The Episcopal Church’s 77th General Convention has now adopted a new liturgy for blessing same-sex relationships. The rationale given for these blessings in both the study commissioned by the House of Bishops and by the Standing Committee on Liturgy and Music’s triennial report includes a redefinition of Christian marriage which denies the significance of God’s creation of persons as male and female and demotes the significance of procreation and the biological family in God’s plan for humanity.

Among other things this new teaching undercuts the vocations of motherhood and fatherhood, as our gendered identities are cut loose from their biblical grounding. The proposal is radical in its approach to the Bible and in its practical and pastoral applications.
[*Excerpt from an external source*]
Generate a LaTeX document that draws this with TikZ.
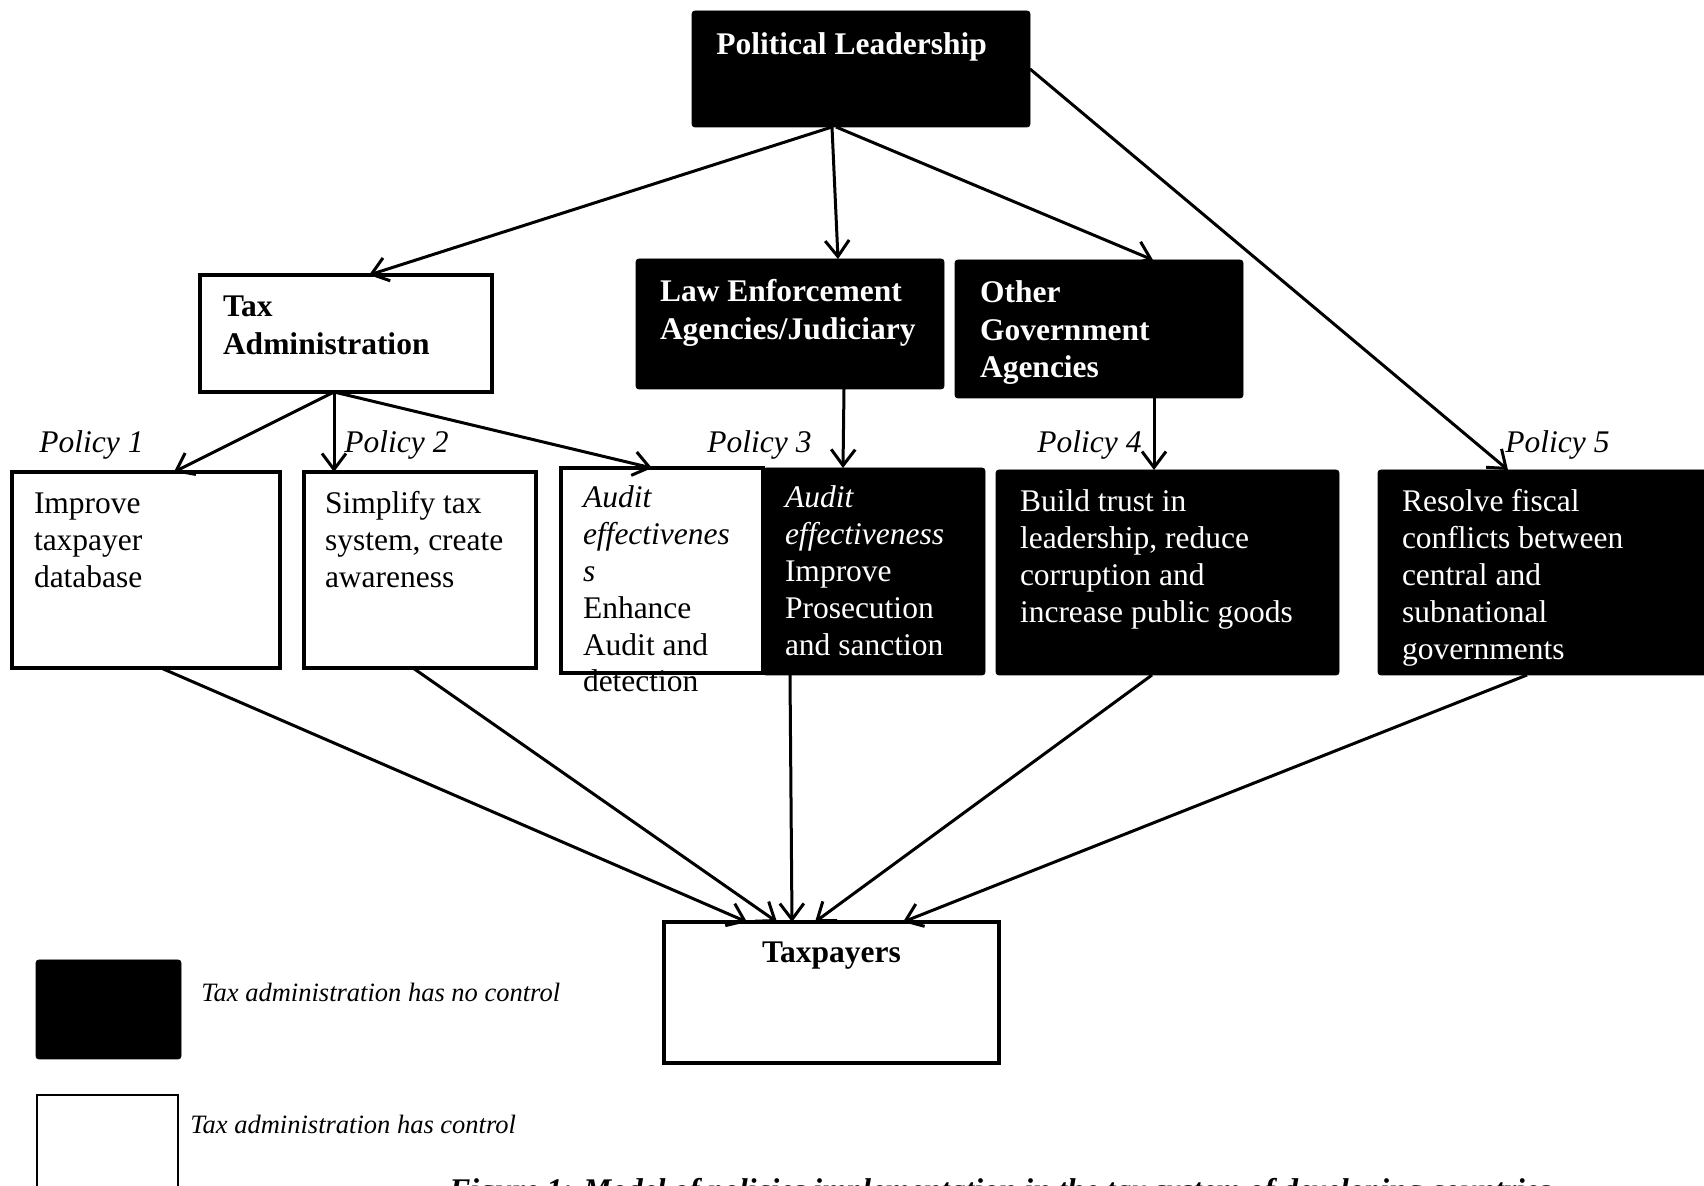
\documentclass[tikz,border=0pt]{standalone}
\usepackage{fontspec}
\setmainfont{Liberation Serif}
\usetikzlibrary{arrows.meta}
\newcommand\fBody{\fontsize{15.75pt}{18.4pt}\selectfont}
\newcommand\fHead{\fontsize{15.75pt}{18.75pt}\selectfont\bfseries}
\newcommand\fLeg{\fontsize{13.25pt}{16pt}\selectfont\itshape}
\begin{document}
\begin{tikzpicture}[x=0.5pt,y=-0.5pt,
  wbox/.style={draw=black,line width=2pt,fill=white,inner sep=0pt,outer sep=0pt,anchor=north west},
  bbox/.style={draw=black,fill=black,rounded corners=1.5pt,inner sep=0pt,outer sep=0pt,anchor=north west},
  lbox/.style={draw=black,line width=1pt,fill=white,inner sep=0pt,outer sep=0pt,anchor=north west},
  arr/.style={line width=1.5pt,-{Straight Barb[length=8pt,width=12pt,line width=1.5pt]}},
  txt/.style={inner sep=0pt,outer sep=0pt,anchor=north west,align=left,font=\fBody},
  head/.style={inner sep=0pt,outer sep=0pt,anchor=north west,align=left,font=\fHead,text=white},
  pol/.style={inner sep=0pt,anchor=base west,font=\fBody\itshape},
  leg/.style={inner sep=0pt,anchor=base west,font=\fLeg}]
\useasboundingbox (0,0) rectangle (1704,1186);
\fill[white] (0,0) rectangle (1704,1186);

% boxes
\node[bbox,minimum width=169pt,minimum height=58pt] (pl) at (692,11) {};
\node[wbox,minimum width=146pt,minimum height=58.5pt] (tax) at (200,275) {};
\node[bbox,minimum width=154pt,minimum height=65pt] (law) at (636,259) {};
\node[bbox,minimum width=144pt,minimum height=69pt] (oga) at (955,260) {};
\node[wbox,minimum width=134pt,minimum height=98pt] (p1) at (12,472) {};
\node[wbox,minimum width=116pt,minimum height=98pt] (p2) at (304,472) {};
\node[wbox,minimum width=101pt,minimum height=102.5pt] (p3a) at (561,468) {};
\node[bbox,minimum width=111pt,minimum height=103.5pt] (p3b) at (763,468) {};
\node[bbox,minimum width=171.5pt,minimum height=102.5pt] (p4) at (996,470) {};
\node[bbox,minimum width=165pt,minimum height=102.5pt] (p5) at (1378,470) {};
\node[wbox,minimum width=167.5pt,minimum height=70.5pt] (tp) at (664,922) {};
\node[bbox,minimum width=72.5pt,minimum height=49.5pt] (lb) at (36,960) {};
\node[lbox,minimum width=70.5pt,minimum height=52pt] (lw) at (37,1095) {};

% texts
\node[inner sep=0pt,anchor=base west,font=\fHead,text=white] (tpl) at (716,55) {Political Leadership};
\node[head,text=black] (ttax) at (223,290.75) {\strut Tax\\Administration};
\node[head] (tlaw) at (660,275.75) {\strut Law Enforcement\\Agencies/Judiciary};
\node[head] (toga) at (980,276.75) {\strut Other\\Government\\Agencies};

\node[pol] (pol1) at (39,453) {Policy 1};
\node[pol] (pol2) at (344,453) {Policy 2};
\node[pol] (pol3) at (707,453) {Policy 3};
\node[pol] (pol4) at (1037,453) {Policy 4};
\node[pol] (pol5) at (1505,453) {Policy 5};

\node[txt] (t1) at (34,488.2) {\strut Improve\\taxpayer\\database};
\node[txt] (t2) at (325,488.2) {\strut Simplify tax\\system, create\\awareness};
\node[txt] (t3a) at (583,482.2) {\strut\textit{Audit}\\\textit{effectivenes}\\\textit{s}\\Enhance\\Audit and\\detection};
\node[txt,text=white] (t3b) at (785,482.2) {\strut\textit{Audit}\\\textit{effectiveness}\\Improve\\Prosecution\\and sanction};
\node[txt,text=white] (t4) at (1020,486.2) {\strut Build trust in\\leadership, reduce\\corruption and\\increase public goods};
\node[txt,text=white] (t5) at (1402,486.2) {\strut Resolve fiscal\\conflicts between\\central and\\subnational\\governments};

\node[inner sep=0pt,anchor=base,font=\fHead] (ttp) at (831.5,963) {Taxpayers};
\node[leg] (l1) at (201,1001) {Tax administration has no control};
\node[leg] (l2) at (190,1133) {Tax administration has control};
\node[inner sep=0pt,anchor=base west,font=\fBody\bfseries\itshape] (cap) at (449,1200) {Figure 1: Model of policies implementation in the tax system of developing countries};

% arrows
\draw[arr] ([xshift=70pt]pl.south west) -- ([xshift=84.5pt]tax.north west);
\draw[arr] ([xshift=70pt]pl.south west) -- ([xshift=101pt]law.north west);
\draw[arr] ([xshift=72pt]pl.south west) -- ([xshift=99pt]oga.north west);
\draw[arr] (pl.east) -- ([xshift=65pt]p5.north west);
\draw[arr] ([xshift=67pt]tax.south west) -- ([xshift=81pt]p1.north west);
\draw[arr] ([xshift=67pt]tax.south west) -- ([xshift=15pt]p2.north west);
\draw[arr] ([xshift=67pt]tax.south west) -- ([xshift=45.5pt]p3a.north west);
\draw[arr] ([xshift=104pt]law.south west) -- ([xshift=40pt]p3b.north west);
\draw[arr] ([xshift=99.5pt]oga.south west) -- ([xshift=79pt]p4.north west);
\draw[arr] ([xshift=74.5pt]p1.south west) -- ([xshift=41.5pt]tp.north west);
\draw[arr] ([xshift=54.5pt]p2.south west) -- ([xshift=56.5pt]tp.north west);
\draw[arr] ([xshift=13.5pt]p3b.south west) -- ([xshift=64pt]tp.north west);
\draw[arr] ([xshift=78pt]p4.south west) -- ([xshift=75.5pt]tp.north west);
\draw[arr] ([xshift=74.5pt]p5.south west) -- ([xshift=119.5pt]tp.north west);
\end{tikzpicture}
\end{document}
It changes centuries of Christian teaching on Holy Matrimony and will be unrecognizable to the overwhelming majority of the world’s Anglicans and the wider oikumene, whether Roman Catholic, Orthodox, evangelical, or Pentecostal. The proponents of this new teaching regard it as their missionary duty to press forward in response to “the leading of the Spirit.”

Here appears a moral challenge for the majority with the winning votes at General Convention. How will they engage locally those who as a matter of conscience cannot accept  the new teaching? To what degree will the new teaching be made a status confessionis, that is, a teaching upon which the Church must unite or divide? This is unclear in light of its presentation as an act of the Holy Spirit, leaving the ominous implication that those who resist are quenching the Spirit.

I suspect that the General Convention will not be of one mind with respect to requiring acceptance of the new teaching as a mark of loyalty to the doctrine and discipline of the Episcopal Church. If it is not to be a status confessionis this should be explicitly articulated, alongside a commitment to protecting the right of conscience by loyal members of the church —  individuals, congregations, and dioceses — to resist. The ordination of women sets a worrying precedent here, as General Convention subsequently reneged on its promise to protect conscience, quickly resorting to canonical and legal pressure on traditionalist parishes and dioceses (even as provincial autonomy for the Episcopal Church in the wider Communion is vociferously defended).

It is doubtful that a new teaching can be successfully imposed on the flock of Christ; Christian faith in all its aspects must be the free response of the human heart to the grace of God. Happily, the truth of the Gospel has a winning and winsome power. New teachings go through a period of reception in which the conscience of the whole Christian people takes its proper role in accepting or rejecting a novum as congruent with the faith of the Apostles. For the process to work properly it is necessary that innovators practice properly Christian methods of teaching and persuasion, marked by humility, nonviolence and forbearance.

Great objections have been raised by many progressives in our church to the Anglican Covenant because of its proposed disciplinary measures which are seen as coercive. What limits will be placed on coercion in the propagating of this new teaching on same-sex blessings? Will candidates who cannot accept it be barred from consideration for ordained ministry? Will congregations that cannot accept it be prevented from securing kindred rectors, or dioceses prevented from securing like-minded bishops? Will clergy and lay leaders be excluded from any significant role in the councils of the church? More generally, will those who resist be subjected to ridicule and scorn? Will our oft-touted commitment to inclusivity include a diversity of conscience in this field of theological and ethical innovation? Will we cultivate a Christian ethics of persuasion appropriate to the exercise of conscience, thus avoiding winner-take-all imposition?

If General Convention proceeds to approve same-sex blessings, more departures will doubtless follow. How the “winners” approach the process of reception will, in large part, determine the size of the exodus.

The Rev. Leander S. Harding is dean of church relations and seminary advancement and associate professor of pastoral theology at Trinity School for Ministry.